Amazfit is leaning hard into hybrid smartwatches with a new Balance series that tries to do what pricier rivals already sell: track not just workouts, but recovery, daily stress, and the messy in-between parts of real life. The pitch is simple enough – give athletes more training insight without forcing them into a $549 buy-in like Garmin’s Venu 4.

The new range includes the Balance 3 Stainless Steel, Balance 3 Titanium, and Balance Ultra. All three offer more than 180 workout modes, including recreational scuba diving and freediving down to 45 meters, which is either wildly specific or exactly the kind of flexibility serious hobbyists want. Amazfit is also pairing the watches with its Zepp app to turn training data into clearer guidance instead of a pile of numbers nobody checks twice.
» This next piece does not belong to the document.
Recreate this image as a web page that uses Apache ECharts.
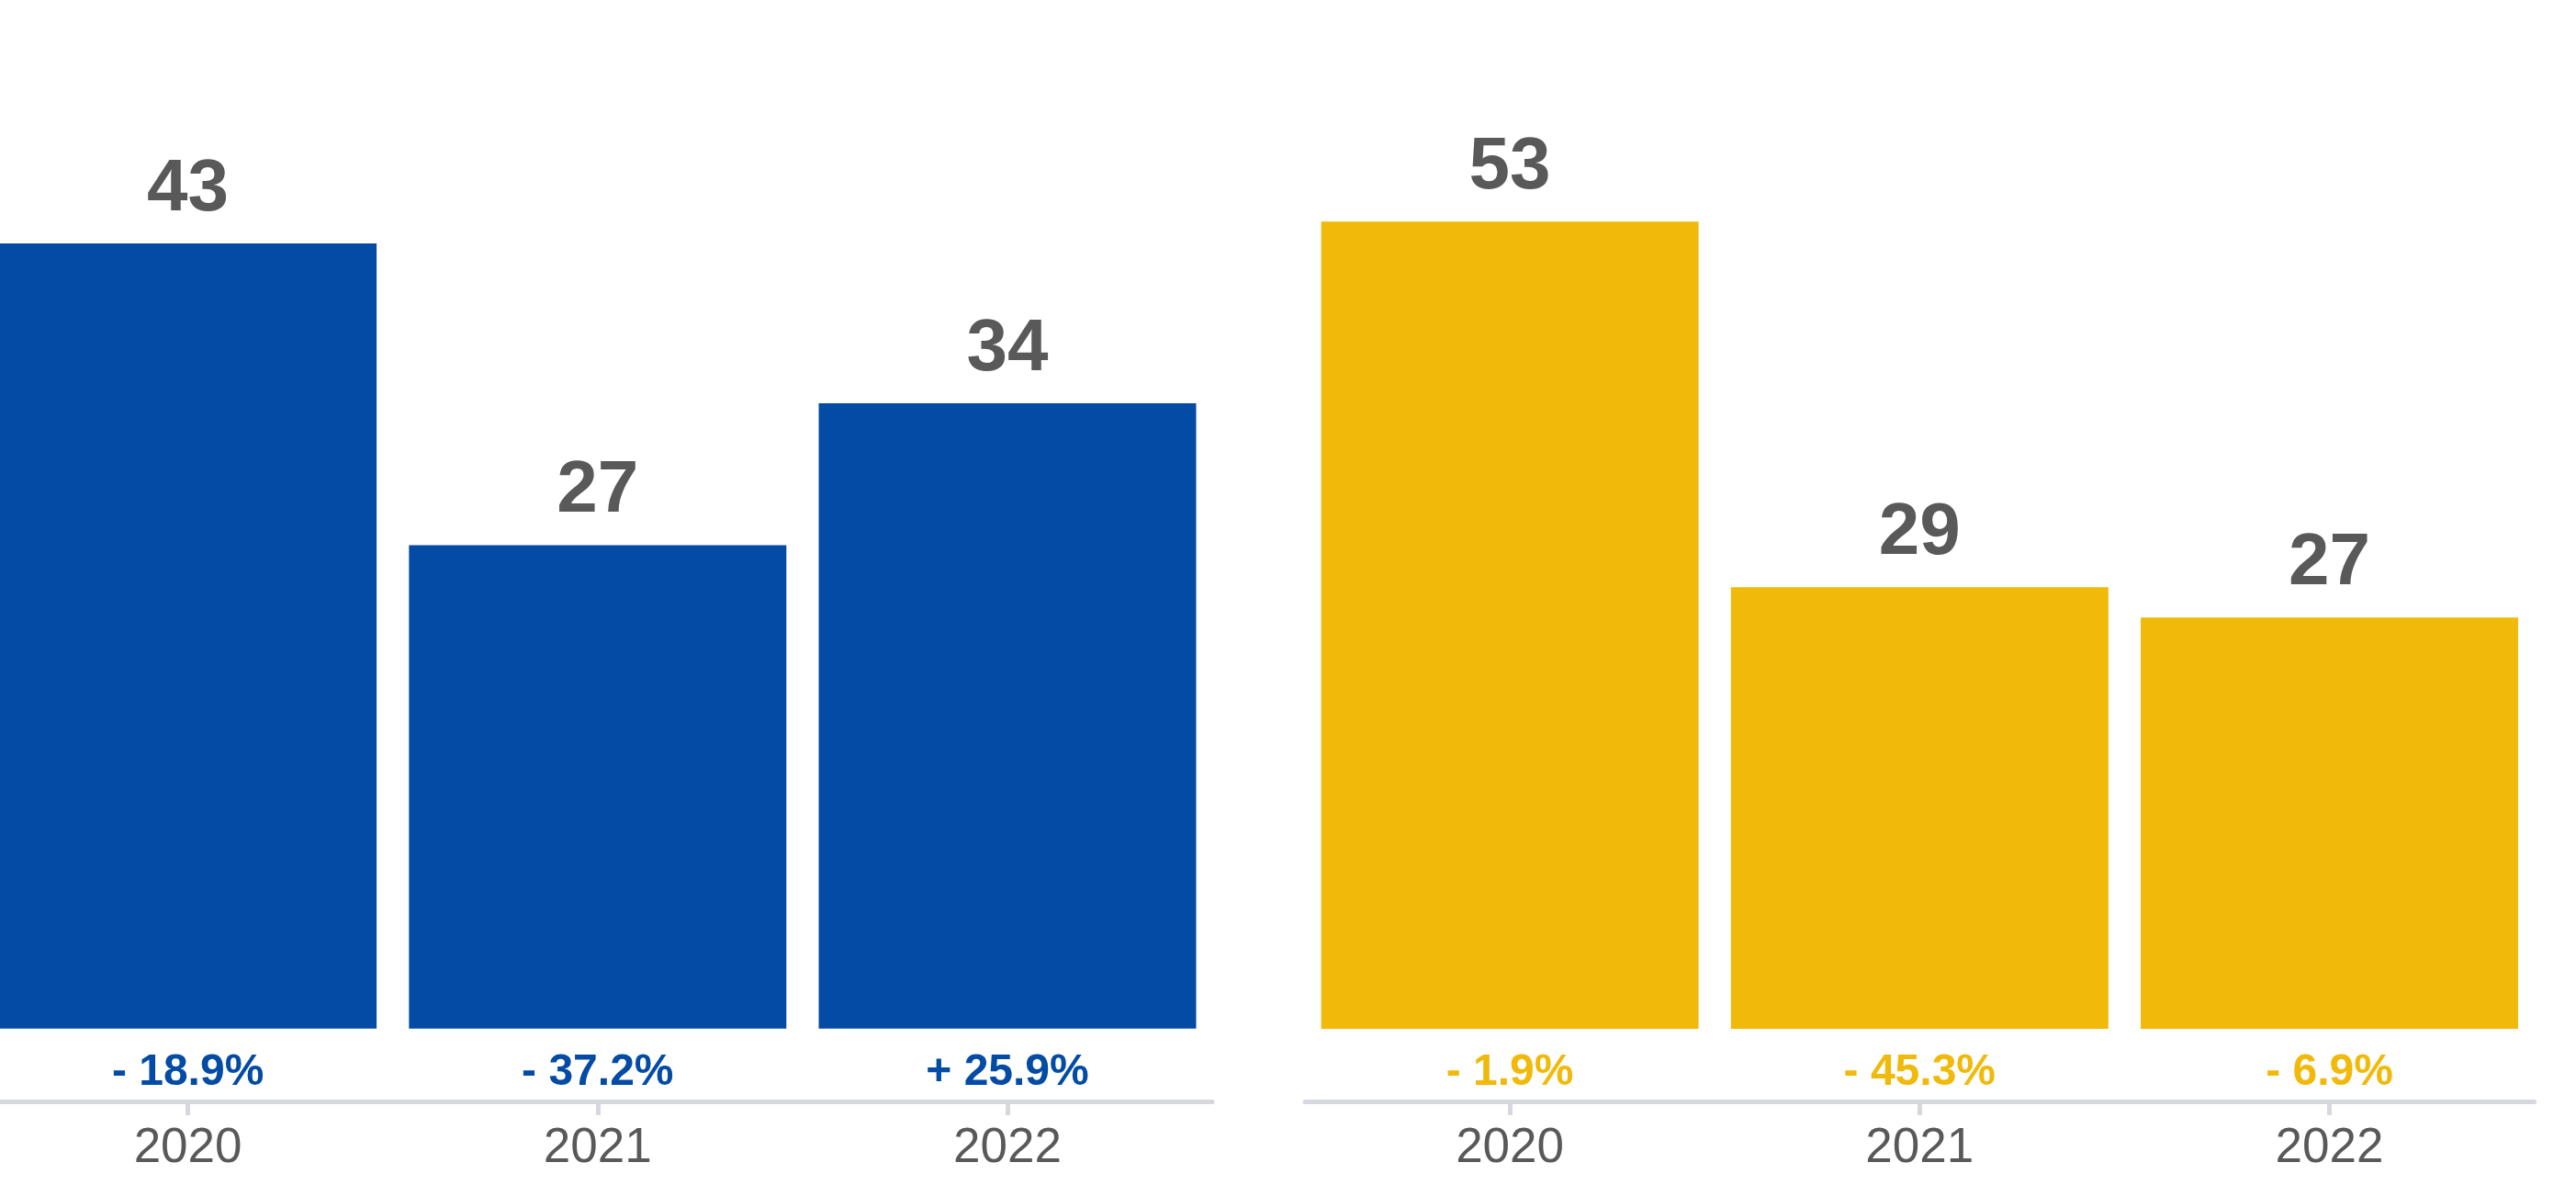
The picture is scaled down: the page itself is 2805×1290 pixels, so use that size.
<!DOCTYPE html>
<html><head><meta charset="utf-8">
<script src="https://cdn.jsdelivr.net/npm/echarts@6/dist/echarts.min.js"></script>
<style>html,body{margin:0;padding:0;background:#fff}#c{width:2805px;height:1290px}</style>
</head><body><div id="c"></div>
<script>
// ---- data ----
const years = ['2020', '2021', '2022'];
const leftValues = [43.2, 26.6, 34.4];
const leftChanges = ['- 18.9%', '- 37.2%', '+ 25.9%'];
const rightValues = [53, 29, 27];
const rightChanges = ['- 1.9%', '- 45.3%', '- 6.9%'];

// ---- styles ----
const BLUE = '#034BA5', YELLOW = '#F1B90A', GRAY = '#595959', AXIS = '#D6D8DD';
const FONT = '"Liberation Sans", Arial, Helvetica, sans-serif';

function xAxisFor(idx) {
  return {
    type: 'category', gridIndex: idx, data: years,
    axisLine: { show: true, onZero: false, lineStyle: { color: AXIS, width: 5 } },
    axisTick: { show: true, alignWithLabel: true, length: 15, lineStyle: { color: AXIS, width: 5 } },
    axisLabel: { show: true, margin: 25, fontSize: 53, color: GRAY, fontFamily: FONT }
  };
}
function seriesFor(idx, values, changes, color) {
  return [
    {
      type: 'bar', xAxisIndex: idx, yAxisIndex: idx, data: values,
      itemStyle: { color: color }, barCategoryGap: '7.9%', barGap: '-100%',
      label: { show: true, position: 'top', distance: 18, formatter: p => Math.round(p.value),
        fontSize: 80, fontWeight: 'bold', color: GRAY, fontFamily: FONT }
    },
    {
      type: 'bar', xAxisIndex: idx, yAxisIndex: idx, data: values, silent: true,
      itemStyle: { color: 'rgba(0,0,0,0)' }, barCategoryGap: '7.9%', barGap: '-100%',
      label: { show: true, position: 'bottom', distance: 24, formatter: p => changes[p.dataIndex],
        fontSize: 48, fontWeight: 'bold', color: color, fontFamily: FONT }
    }
  ];
}

const chart = echarts.init(document.getElementById('c'), null, { renderer: 'canvas' });
chart.setOption({
  animation: false,
  backgroundColor: '#fff',
  grid: [
    { left: -18.5, width: 1338.6, top: 11.6, height: 1187.4, outerBoundsMode: 'none', containLabel: false },
    { left: 1421, width: 1338.6, top: 11.6, height: 1187.4, outerBoundsMode: 'none', containLabel: false }
  ],
  xAxis: [xAxisFor(0), xAxisFor(1)],
  yAxis: [
    { type: 'value', gridIndex: 0, min: -4, max: 56, show: false },
    { type: 'value', gridIndex: 1, min: -4.76, max: 66.85, show: false }
  ],
  series: [].concat(seriesFor(0, leftValues, leftChanges, BLUE), seriesFor(1, rightValues, rightChanges, YELLOW))
});
</script></body></html>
Balance 3 and Balance Ultra specs

  • Balance 3 Stainless Steel: $369.99, up to 21 days of battery life, 1.5-inch AMOLED display
  • Balance 3 Titanium: $449.99, coming ”soon”
  • Balance Ultra: $599.99, up to 30 days of battery life, Grade 5 Titanium chassis
  • All three support training data across strength, endurance, recovery, and daily-life phases
  • Balance Ultra adds exclusive HYROX Race and Simulation modes

The real story here is price segmentation. Amazfit is doing what plenty of wearables brands talk about and fewer execute well: pushing advanced health and training features down into models that do not feel like a finance decision. That matters because recovery tracking and stress analysis have quickly become table stakes in premium wearables, but most people still do not want to pay top dollar just to find out they should sleep more.

How the Zepp app ties the Balance series together

What makes the new Balance watches more than just another spec sheet race is the software layer underneath them. The Zepp app is meant to organize how users train and recover over time, then present that information in a way that actually tells them where to focus next. In other words: less spreadsheet cosplay, more usable coaching.

The Balance Ultra is the obvious halo model, but the cheaper Balance 3 Stainless Steel may be the more interesting play. In a market where Garmin, Apple, and Samsung keep carving up the premium end, Amazfit is trying to own the value lane with battery life and multi-sport depth that looks much more expensive than it is.

Amazfit Balance series release timing

For now, two watches are available immediately: the Balance 3 Stainless Steel at $369.99 and the Balance Ultra at $599.99. The Balance 3 Titanium lands ”soon” at $449.99, which is vague in the familiar tech-company way, but at least the pricing ladder is clear.

The open question is whether Amazfit can turn this from a good-value bundle into a habit-forming ecosystem. If the watches really make recovery and day-to-day strain easier to understand, the brand has a shot at pulling buyers away from more expensive fitness wearables. If not, it is just another smartwatch with a lot of modes and a battery graph that looks better than your sleep schedule.